%%

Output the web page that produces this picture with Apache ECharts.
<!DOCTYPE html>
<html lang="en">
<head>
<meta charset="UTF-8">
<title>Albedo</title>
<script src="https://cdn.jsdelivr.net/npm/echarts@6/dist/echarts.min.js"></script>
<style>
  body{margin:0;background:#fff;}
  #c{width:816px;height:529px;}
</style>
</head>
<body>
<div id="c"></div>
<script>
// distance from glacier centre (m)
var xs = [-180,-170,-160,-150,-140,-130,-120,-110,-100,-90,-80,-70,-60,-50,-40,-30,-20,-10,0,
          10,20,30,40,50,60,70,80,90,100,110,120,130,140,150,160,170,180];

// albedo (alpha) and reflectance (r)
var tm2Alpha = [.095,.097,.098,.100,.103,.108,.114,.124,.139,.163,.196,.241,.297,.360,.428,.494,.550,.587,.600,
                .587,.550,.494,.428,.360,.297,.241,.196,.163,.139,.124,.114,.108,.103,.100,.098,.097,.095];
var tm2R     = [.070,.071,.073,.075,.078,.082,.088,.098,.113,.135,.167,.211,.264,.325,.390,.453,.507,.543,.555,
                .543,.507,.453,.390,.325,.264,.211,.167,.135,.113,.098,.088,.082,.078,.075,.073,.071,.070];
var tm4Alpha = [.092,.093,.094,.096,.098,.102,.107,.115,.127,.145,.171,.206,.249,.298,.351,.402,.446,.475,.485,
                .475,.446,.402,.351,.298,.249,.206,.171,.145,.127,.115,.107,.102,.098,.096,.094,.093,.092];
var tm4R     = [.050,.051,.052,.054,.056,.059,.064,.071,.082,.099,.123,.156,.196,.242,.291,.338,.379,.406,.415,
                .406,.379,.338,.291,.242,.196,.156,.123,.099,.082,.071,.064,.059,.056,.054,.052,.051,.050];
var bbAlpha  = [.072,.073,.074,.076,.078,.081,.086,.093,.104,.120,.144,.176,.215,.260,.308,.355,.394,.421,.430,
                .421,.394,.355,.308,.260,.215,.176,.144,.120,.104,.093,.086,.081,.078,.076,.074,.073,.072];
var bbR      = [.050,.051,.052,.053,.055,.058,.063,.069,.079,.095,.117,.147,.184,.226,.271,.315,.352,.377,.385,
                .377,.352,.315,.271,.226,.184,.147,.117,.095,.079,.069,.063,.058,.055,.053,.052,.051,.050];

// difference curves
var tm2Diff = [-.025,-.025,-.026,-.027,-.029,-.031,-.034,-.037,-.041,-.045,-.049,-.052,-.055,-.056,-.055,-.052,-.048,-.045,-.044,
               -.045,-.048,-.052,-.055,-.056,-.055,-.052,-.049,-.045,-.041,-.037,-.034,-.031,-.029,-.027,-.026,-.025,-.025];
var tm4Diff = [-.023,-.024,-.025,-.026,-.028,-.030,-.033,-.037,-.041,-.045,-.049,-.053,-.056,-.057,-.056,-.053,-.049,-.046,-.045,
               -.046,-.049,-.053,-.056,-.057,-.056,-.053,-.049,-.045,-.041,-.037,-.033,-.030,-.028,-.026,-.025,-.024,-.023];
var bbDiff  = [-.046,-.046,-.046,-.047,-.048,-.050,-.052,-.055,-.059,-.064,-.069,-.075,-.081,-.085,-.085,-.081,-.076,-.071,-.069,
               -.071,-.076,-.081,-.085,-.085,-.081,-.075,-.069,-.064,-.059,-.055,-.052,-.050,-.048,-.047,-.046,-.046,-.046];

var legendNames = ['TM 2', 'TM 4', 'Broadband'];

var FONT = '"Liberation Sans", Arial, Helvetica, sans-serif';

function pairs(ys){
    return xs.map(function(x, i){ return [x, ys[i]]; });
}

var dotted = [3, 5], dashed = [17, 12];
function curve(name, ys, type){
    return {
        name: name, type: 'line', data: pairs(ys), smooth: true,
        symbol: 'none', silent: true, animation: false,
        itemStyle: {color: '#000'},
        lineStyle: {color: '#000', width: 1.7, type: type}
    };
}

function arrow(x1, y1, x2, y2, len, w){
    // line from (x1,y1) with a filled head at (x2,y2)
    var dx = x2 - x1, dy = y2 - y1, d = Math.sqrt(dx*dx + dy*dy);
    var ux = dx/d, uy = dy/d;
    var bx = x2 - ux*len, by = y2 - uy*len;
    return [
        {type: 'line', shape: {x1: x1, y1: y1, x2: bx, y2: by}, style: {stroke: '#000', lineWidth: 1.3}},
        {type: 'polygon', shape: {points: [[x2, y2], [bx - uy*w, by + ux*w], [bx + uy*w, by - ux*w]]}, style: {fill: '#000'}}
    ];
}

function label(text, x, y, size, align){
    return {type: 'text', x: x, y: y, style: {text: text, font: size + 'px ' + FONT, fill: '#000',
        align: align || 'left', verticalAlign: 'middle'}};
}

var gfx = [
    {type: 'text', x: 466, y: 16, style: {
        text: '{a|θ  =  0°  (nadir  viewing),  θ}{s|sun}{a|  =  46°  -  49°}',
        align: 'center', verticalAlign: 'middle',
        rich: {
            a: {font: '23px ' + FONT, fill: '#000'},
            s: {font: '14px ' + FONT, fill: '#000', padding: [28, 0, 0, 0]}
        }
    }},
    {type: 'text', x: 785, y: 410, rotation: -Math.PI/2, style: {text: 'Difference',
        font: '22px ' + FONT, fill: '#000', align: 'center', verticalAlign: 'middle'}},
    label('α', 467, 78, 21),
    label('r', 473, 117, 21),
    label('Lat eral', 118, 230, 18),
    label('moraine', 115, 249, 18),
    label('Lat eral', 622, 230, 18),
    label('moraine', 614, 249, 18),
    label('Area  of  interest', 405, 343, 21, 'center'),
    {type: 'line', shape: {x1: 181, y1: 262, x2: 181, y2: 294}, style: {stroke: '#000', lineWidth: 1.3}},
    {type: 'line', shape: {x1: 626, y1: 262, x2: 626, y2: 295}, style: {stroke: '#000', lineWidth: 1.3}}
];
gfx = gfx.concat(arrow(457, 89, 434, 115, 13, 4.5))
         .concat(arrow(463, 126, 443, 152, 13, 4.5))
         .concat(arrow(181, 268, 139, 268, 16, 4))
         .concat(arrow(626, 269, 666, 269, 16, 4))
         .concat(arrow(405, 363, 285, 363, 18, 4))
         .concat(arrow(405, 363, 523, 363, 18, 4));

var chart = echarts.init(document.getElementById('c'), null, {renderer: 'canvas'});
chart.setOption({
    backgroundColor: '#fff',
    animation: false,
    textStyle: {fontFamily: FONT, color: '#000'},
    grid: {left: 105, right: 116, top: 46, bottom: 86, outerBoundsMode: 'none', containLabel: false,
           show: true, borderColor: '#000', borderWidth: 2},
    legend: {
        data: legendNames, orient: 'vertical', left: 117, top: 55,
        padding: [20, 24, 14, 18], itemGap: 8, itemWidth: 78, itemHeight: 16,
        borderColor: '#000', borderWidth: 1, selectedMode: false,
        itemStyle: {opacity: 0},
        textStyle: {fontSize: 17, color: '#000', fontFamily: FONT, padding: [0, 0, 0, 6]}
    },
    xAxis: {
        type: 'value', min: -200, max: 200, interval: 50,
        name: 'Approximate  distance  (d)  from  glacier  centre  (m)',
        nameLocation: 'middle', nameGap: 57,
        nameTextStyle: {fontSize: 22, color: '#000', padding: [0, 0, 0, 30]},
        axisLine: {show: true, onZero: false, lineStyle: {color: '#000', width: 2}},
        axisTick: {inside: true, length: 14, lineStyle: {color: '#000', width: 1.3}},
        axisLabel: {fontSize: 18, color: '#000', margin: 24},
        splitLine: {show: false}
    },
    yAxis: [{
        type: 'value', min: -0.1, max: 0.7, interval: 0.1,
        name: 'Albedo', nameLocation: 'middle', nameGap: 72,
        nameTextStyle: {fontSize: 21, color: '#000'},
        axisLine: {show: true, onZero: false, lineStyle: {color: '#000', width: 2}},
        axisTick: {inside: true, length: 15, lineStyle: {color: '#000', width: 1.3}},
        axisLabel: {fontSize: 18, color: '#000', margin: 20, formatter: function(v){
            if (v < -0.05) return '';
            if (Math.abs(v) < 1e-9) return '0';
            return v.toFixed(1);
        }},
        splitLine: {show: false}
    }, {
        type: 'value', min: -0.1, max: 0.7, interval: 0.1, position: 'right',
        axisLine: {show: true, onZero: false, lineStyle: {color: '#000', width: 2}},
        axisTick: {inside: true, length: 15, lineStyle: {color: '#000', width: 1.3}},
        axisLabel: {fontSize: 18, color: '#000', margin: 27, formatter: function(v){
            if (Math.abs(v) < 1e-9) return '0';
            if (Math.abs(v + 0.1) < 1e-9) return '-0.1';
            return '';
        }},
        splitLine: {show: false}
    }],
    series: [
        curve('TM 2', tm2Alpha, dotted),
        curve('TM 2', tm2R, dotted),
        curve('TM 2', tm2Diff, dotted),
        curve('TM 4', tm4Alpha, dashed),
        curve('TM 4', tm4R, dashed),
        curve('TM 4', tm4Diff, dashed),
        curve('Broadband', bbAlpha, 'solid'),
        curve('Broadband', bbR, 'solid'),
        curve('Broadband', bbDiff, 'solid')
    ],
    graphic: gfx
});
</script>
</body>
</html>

%%
%%

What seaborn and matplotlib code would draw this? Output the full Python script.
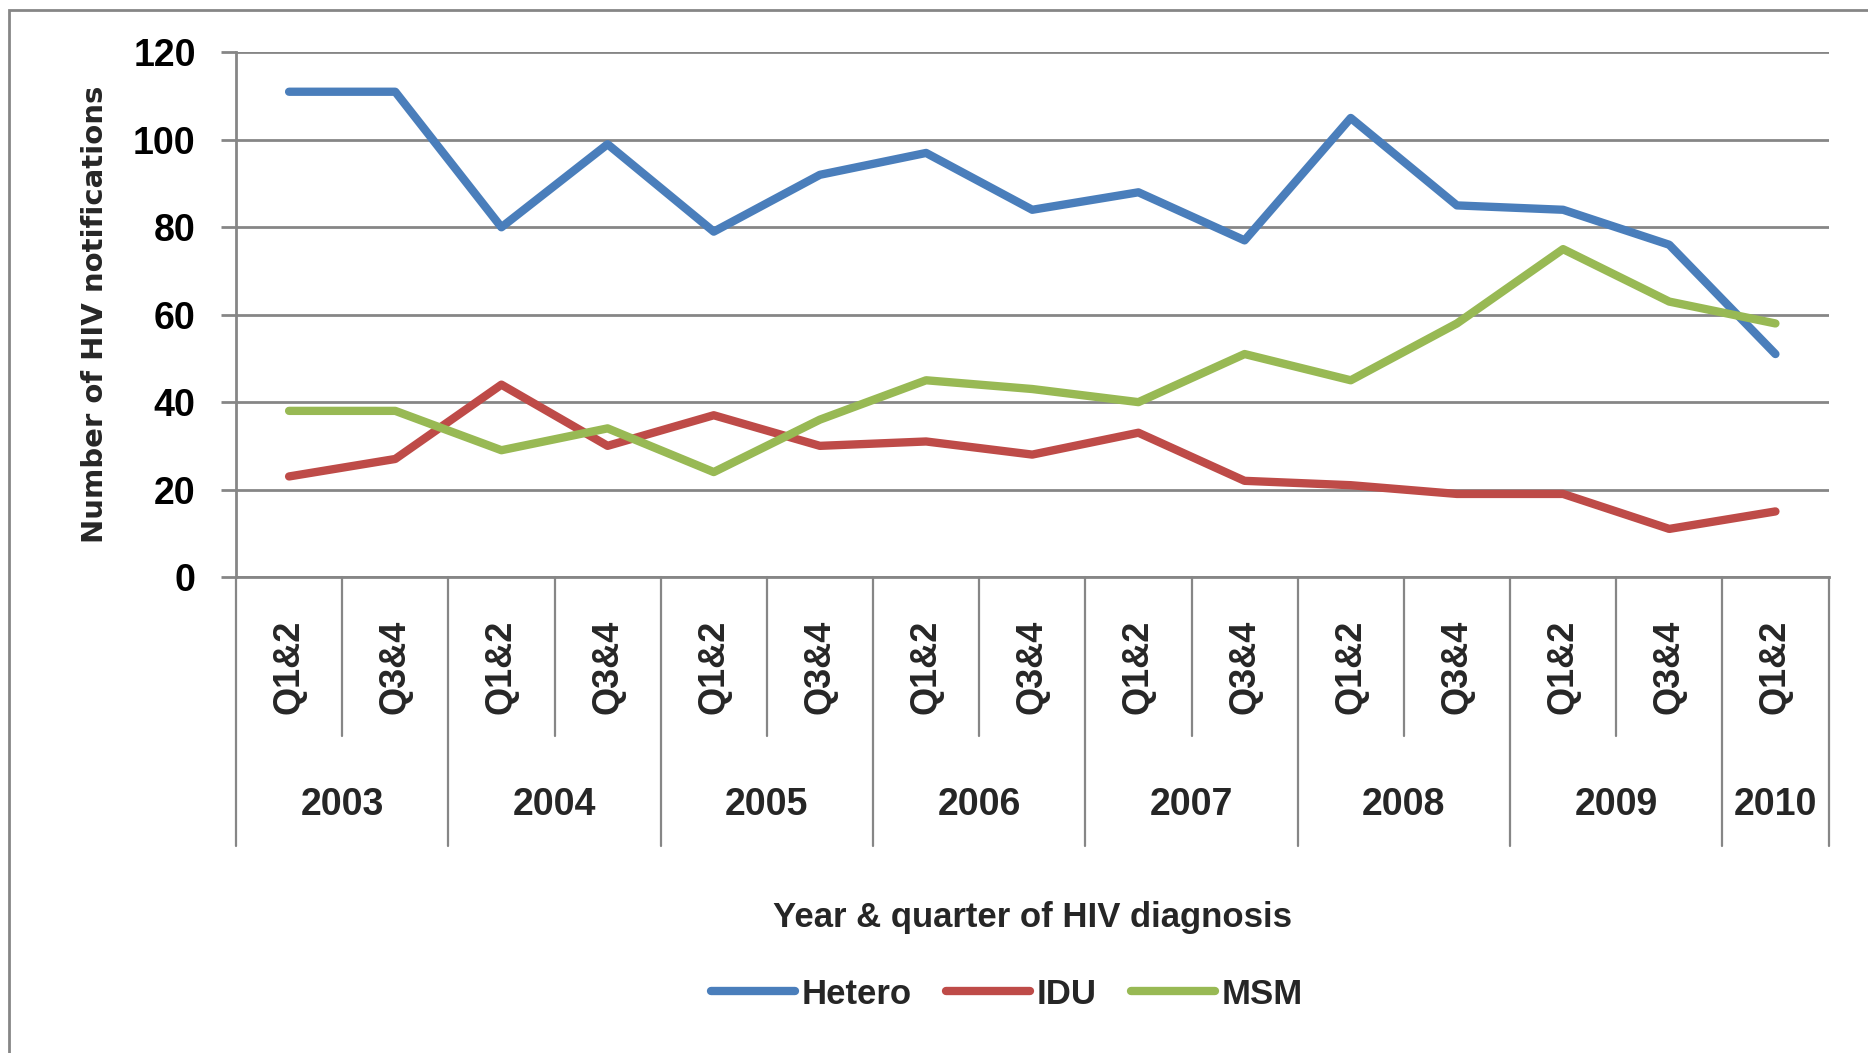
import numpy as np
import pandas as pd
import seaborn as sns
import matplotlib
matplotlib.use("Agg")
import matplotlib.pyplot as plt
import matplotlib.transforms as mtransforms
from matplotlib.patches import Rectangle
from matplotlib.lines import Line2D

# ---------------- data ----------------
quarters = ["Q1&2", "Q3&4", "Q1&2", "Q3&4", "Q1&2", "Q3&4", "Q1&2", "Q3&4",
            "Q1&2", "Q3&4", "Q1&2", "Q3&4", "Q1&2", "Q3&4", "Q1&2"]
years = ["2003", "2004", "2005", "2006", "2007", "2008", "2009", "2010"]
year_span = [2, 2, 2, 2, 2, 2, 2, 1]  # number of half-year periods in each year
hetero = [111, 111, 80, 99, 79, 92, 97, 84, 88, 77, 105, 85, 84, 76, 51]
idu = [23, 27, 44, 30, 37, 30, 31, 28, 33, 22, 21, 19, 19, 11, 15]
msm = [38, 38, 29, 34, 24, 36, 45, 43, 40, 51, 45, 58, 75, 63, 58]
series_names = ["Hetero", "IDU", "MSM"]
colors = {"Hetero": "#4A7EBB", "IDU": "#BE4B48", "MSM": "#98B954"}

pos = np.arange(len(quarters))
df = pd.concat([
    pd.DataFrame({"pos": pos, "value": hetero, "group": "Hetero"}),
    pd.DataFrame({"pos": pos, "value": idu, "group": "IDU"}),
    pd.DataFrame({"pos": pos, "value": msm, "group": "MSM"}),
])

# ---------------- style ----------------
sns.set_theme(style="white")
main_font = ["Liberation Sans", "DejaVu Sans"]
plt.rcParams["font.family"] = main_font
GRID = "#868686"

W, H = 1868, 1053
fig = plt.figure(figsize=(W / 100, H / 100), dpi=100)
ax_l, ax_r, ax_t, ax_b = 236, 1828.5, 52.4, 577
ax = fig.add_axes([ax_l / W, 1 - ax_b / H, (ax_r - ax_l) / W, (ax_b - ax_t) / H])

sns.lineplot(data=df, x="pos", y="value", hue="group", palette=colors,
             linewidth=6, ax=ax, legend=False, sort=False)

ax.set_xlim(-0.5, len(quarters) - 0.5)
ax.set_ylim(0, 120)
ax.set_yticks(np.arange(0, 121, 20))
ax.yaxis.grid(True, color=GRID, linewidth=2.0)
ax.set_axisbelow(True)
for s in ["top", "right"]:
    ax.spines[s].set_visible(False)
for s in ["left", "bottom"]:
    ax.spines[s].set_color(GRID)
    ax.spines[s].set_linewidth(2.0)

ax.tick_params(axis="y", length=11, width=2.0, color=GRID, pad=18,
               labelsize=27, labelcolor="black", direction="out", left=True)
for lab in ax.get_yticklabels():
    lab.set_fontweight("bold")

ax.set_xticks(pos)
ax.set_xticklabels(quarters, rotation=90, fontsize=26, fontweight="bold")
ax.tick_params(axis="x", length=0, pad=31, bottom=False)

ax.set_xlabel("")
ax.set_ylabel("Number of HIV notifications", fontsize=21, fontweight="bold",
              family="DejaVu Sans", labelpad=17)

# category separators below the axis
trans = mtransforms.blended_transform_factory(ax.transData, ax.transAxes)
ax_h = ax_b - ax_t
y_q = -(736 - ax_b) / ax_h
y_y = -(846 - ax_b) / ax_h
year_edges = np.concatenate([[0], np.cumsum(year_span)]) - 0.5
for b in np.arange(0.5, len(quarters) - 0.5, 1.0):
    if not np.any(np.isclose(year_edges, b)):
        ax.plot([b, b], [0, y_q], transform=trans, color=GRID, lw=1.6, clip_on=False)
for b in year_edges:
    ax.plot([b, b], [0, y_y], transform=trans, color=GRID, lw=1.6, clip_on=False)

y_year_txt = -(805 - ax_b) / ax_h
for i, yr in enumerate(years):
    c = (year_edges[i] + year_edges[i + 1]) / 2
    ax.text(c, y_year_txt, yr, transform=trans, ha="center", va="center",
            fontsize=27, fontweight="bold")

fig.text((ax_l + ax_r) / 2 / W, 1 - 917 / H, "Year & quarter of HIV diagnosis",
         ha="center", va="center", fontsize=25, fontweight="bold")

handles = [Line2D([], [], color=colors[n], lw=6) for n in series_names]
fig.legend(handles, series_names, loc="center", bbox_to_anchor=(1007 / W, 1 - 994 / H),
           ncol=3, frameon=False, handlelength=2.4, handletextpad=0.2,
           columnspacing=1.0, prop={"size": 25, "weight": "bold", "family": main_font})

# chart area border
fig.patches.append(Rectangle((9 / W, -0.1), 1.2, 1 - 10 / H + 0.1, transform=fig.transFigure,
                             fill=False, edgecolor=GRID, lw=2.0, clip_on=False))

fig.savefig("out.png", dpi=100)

%%

* Goal of the exercise
Search the entries for the string "script" and collect each line that has it.

* Task result
<script src="https://cdn.jsdelivr.net/npm/echarts@6/dist/echarts.min.js"></script>
<script>
</script>
What seaborn and matplotlib code would draw this? Output the full Python script.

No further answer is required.